In my county, it is the riparian land that has gone into CRP. That is a very valuable program for salmon habitat conservation. It pays the farmers a long term federal lease payment and requires them not to crop or graze the land, fence it from livestock and encourage tree growth. It is not simply paying someone not to grow a crop, but to manage the land in a way beneficial to the restoration of habitat for salmonids. It is not the same amount of money as the farmer would get for cropping it, but our farmers are generally conservation minded and the lease offsets are enough to help justify such set aside.
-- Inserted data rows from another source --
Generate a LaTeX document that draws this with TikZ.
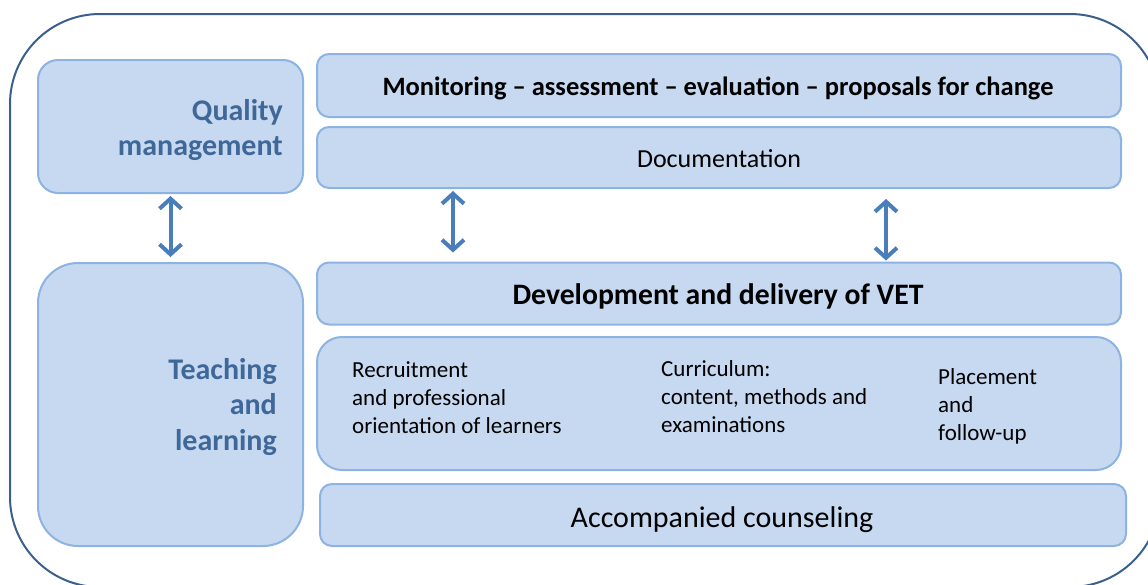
\documentclass[tikz,border=0pt]{standalone}
\usepackage{fontspec}
\setmainfont{Carlito}
\usetikzlibrary{arrows.meta,calc}
\definecolor{boxfill}{HTML}{C6D9F1}
\definecolor{boxline}{HTML}{8DB3E2}
\definecolor{frameblue}{HTML}{3A5F8C}
\definecolor{arrowblue}{HTML}{4A7EBB}
\definecolor{titleblue}{HTML}{3F6797}
\begin{document}
\begin{tikzpicture}[x=1pt,y=-1pt,
  panel/.style={draw=boxline,fill=boxfill,line width=2pt,rectangle,inner sep=0pt},
  bar/.style={panel,rounded corners=12pt},
  sidehead/.style={font=\fontsize{30}{35.5}\selectfont\bfseries,text=titleblue,align=right,inner sep=0pt},
  bodytext/.style={font=\fontsize{23}{28}\selectfont,align=left,inner sep=0pt,anchor=north west},
  link/.style={draw=arrowblue,line width=4pt,{Straight Barb[length=10pt,width=22pt,line width=4pt]}-{Straight Barb[length=10pt,width=22pt,line width=4pt]}}
]
\useasboundingbox (0,0) rectangle (1148,584);
\begin{scope}
\clip (0,0) rectangle (1148,584);
\draw[frameblue,line width=2pt,rounded corners=90pt] (10,14) rectangle (1160,587);
\end{scope}

% left column
\node[panel,rounded corners=20pt,minimum width=265pt,minimum height=133pt] (qm) at (170.5,126.5) {};
\node[panel,rounded corners=40pt,minimum width=265pt,minimum height=283pt] (tl) at (170.5,404.5) {};
\node[sidehead,anchor=east] (qmtext) at (283,130) {Quality\\management};
\node[sidehead,anchor=east] (tltext) at (277,407) {Teaching\\and\\learning};

% right column
\node[bar,minimum width=804pt,minimum height=63pt] (mon) at (719,85.5) {};
\node[bar,minimum width=804pt,minimum height=61pt] (doc) at (719,157.5) {};
\node[bar,minimum width=804pt,minimum height=62pt] (dev) at (719,293.5) {};
\node[panel,rounded corners=25pt,minimum width=804pt,minimum height=133pt] (mid) at (719,403.5) {};
\node[bar,minimum width=806pt,minimum height=62pt] (acc) at (723,515) {};

\node[font=\fontsize{26.5}{30}\selectfont\bfseries,inner sep=0pt] (montext) at (718,88) {Monitoring -- assessment -- evaluation -- proposals for change};
\node[font=\fontsize{26}{30}\selectfont,inner sep=0pt] (doctext) at (719,158.5) {Documentation};
\node[font=\fontsize{29.7}{34}\selectfont\bfseries,inner sep=0pt] (devtext) at (718,296.5) {Development and delivery of VET};
\node[bodytext] (rec) at (352,361) {Recruitment\\and professional\\orientation of learners};
\node[bodytext] (cur) at (661,360) {Curriculum:\\content, methods and\\examinations};
\node[bodytext] (pla) at (938,368) {Placement\\and\\follow-up};
\node[font=\fontsize{30}{34}\selectfont,inner sep=0pt] (acctext) at (722,519.5) {Accompanied counseling};

% connectors
\coordinate (ca) at (453,0);
\coordinate (cb) at (886,0);
\draw[link,shorten <=2pt,shorten >=5pt] (qm.south) -- (tl.north);
\draw[link,shorten <=2pt,shorten >=9pt] (ca |- doc.south) -- (ca |- dev.north);
\draw[link,shorten <=10pt,shorten >=1pt] (cb |- doc.south) -- (cb |- dev.north);
\end{tikzpicture}
\end{document}
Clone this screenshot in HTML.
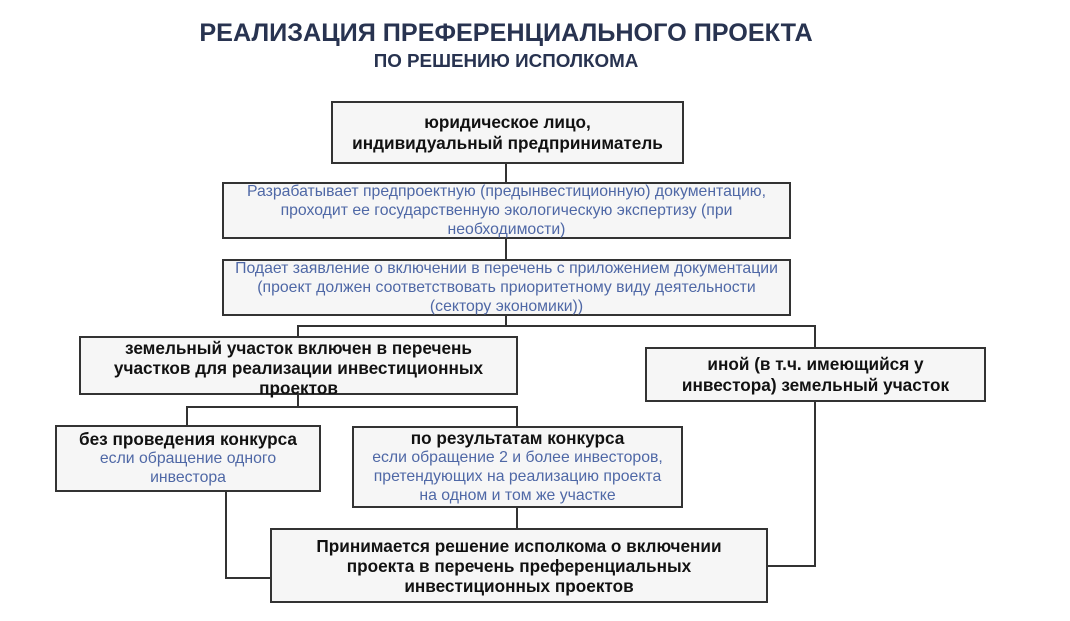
<!DOCTYPE html>
<html><head><meta charset="utf-8"><style>
body{margin:0;width:1070px;height:621px;background:#fff;position:relative;overflow:hidden;font-family:"Liberation Sans",Arial,sans-serif}
.t{position:absolute;left:0;width:1012px;text-align:center;color:#283350;font-weight:bold;white-space:nowrap}
.b{position:absolute;box-sizing:border-box;border:2px solid #333;background:#f6f6f6;display:flex;flex-direction:column;justify-content:center;align-items:center;text-align:center;line-height:19px;white-space:nowrap}
.k{font-weight:bold;color:#111;font-size:17.2px}
.u{color:#4f68a6;font-size:15.8px}
.l{position:absolute;background:#333}
</style></head><body>
<div class="t" style="top:19px;font-size:25.2px">РЕАЛИЗАЦИЯ ПРЕФЕРЕНЦИАЛЬНОГО ПРОЕКТА</div>
<div class="t" style="top:50px;font-size:18.8px">ПО РЕШЕНИЮ ИСПОЛКОМА</div>

<div class="l" style="left:505px;top:163px;width:2px;height:20px"></div>
<div class="l" style="left:505px;top:238px;width:2px;height:22px"></div>
<div class="l" style="left:505px;top:315px;width:2px;height:11px"></div>
<div class="l" style="left:297px;top:325px;width:518px;height:2px"></div>
<div class="l" style="left:297px;top:325px;width:2px;height:12px"></div>
<div class="l" style="left:814px;top:325px;width:2px;height:23px"></div>
<div class="l" style="left:297px;top:394px;width:2px;height:14px"></div>
<div class="l" style="left:186px;top:406px;width:332px;height:2px"></div>
<div class="l" style="left:186px;top:406px;width:2px;height:20px"></div>
<div class="l" style="left:516px;top:406px;width:2px;height:21px"></div>
<div class="l" style="left:225px;top:491px;width:2px;height:88px"></div>
<div class="l" style="left:225px;top:577px;width:46px;height:2px"></div>
<div class="l" style="left:516px;top:507px;width:2px;height:22px"></div>
<div class="l" style="left:814px;top:401px;width:2px;height:166px"></div>
<div class="l" style="left:766px;top:565px;width:50px;height:2px"></div>

<div class="b k" style="left:331px;top:101px;width:353px;height:63px;line-height:21px"><div>юридическое лицо,</div><div>индивидуальный предприниматель</div></div>
<div class="b u" style="left:222px;top:182px;width:569px;height:57px"><div>Разрабатывает предпроектную (предынвестиционную) документацию,</div><div>проходит ее государственную экологическую экспертизу (при</div><div>необходимости)</div></div>
<div class="b u" style="left:222px;top:259px;width:569px;height:57px"><div>Подает заявление о включении в перечень с приложением документации</div><div>(проект должен соответствовать приоритетному виду деятельности</div><div>(сектору экономики))</div></div>
<div class="b k" style="left:79px;top:336px;width:439px;height:59px;line-height:20px;justify-content:flex-start;padding-top:0"><div>земельный участок включен в перечень</div><div>участков для реализации инвестиционных</div><div>проектов</div></div>
<div class="b k" style="left:645px;top:347px;width:341px;height:55px;line-height:21px"><div>иной (в т.ч. имеющийся у</div><div>инвестора) земельный участок</div></div>
<div class="b" style="left:55px;top:425px;width:266px;height:67px"><div class="k">без проведения конкурса</div><div class="u">если обращение одного</div><div class="u">инвестора</div></div>
<div class="b" style="left:352px;top:426px;width:331px;height:82px"><div class="k">по результатам конкурса</div><div class="u">если обращение 2 и более инвесторов,</div><div class="u">претендующих на реализацию проекта</div><div class="u">на одном и том же участке</div></div>
<div class="b k" style="left:270px;top:528px;width:498px;height:75px;line-height:20px"><div>Принимается решение исполкома о включении</div><div>проекта в перечень преференциальных</div><div>инвестиционных проектов</div></div>
</body></html>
I am interested in using wood waste to produce ethanol or alternative fuels. Because of extreme environmental nonsense here, timber projects on federal lands rarely take a tree over 20 inches in diameter. The value of larger trees helps to offset the cost of a project. The US Forest Service also believes it can pile sales with stewardship obligations to remove submerchantable trees and brush. Then the enviros insist upon prohibitively expensive helicopter harvest. Consequently, there have been many local sales that no one bid on simply because they were not economically viable.

A market for submerch. and brush with a small facility buyer close enough to overcome the cost of transport could help to offset the sost of thinning and reducing fuels needed for healthy forest management. Any carbon produced could be partially offset by the reduction in carbon from removing burnable fuel sources and crating healthy resiliient forest lands.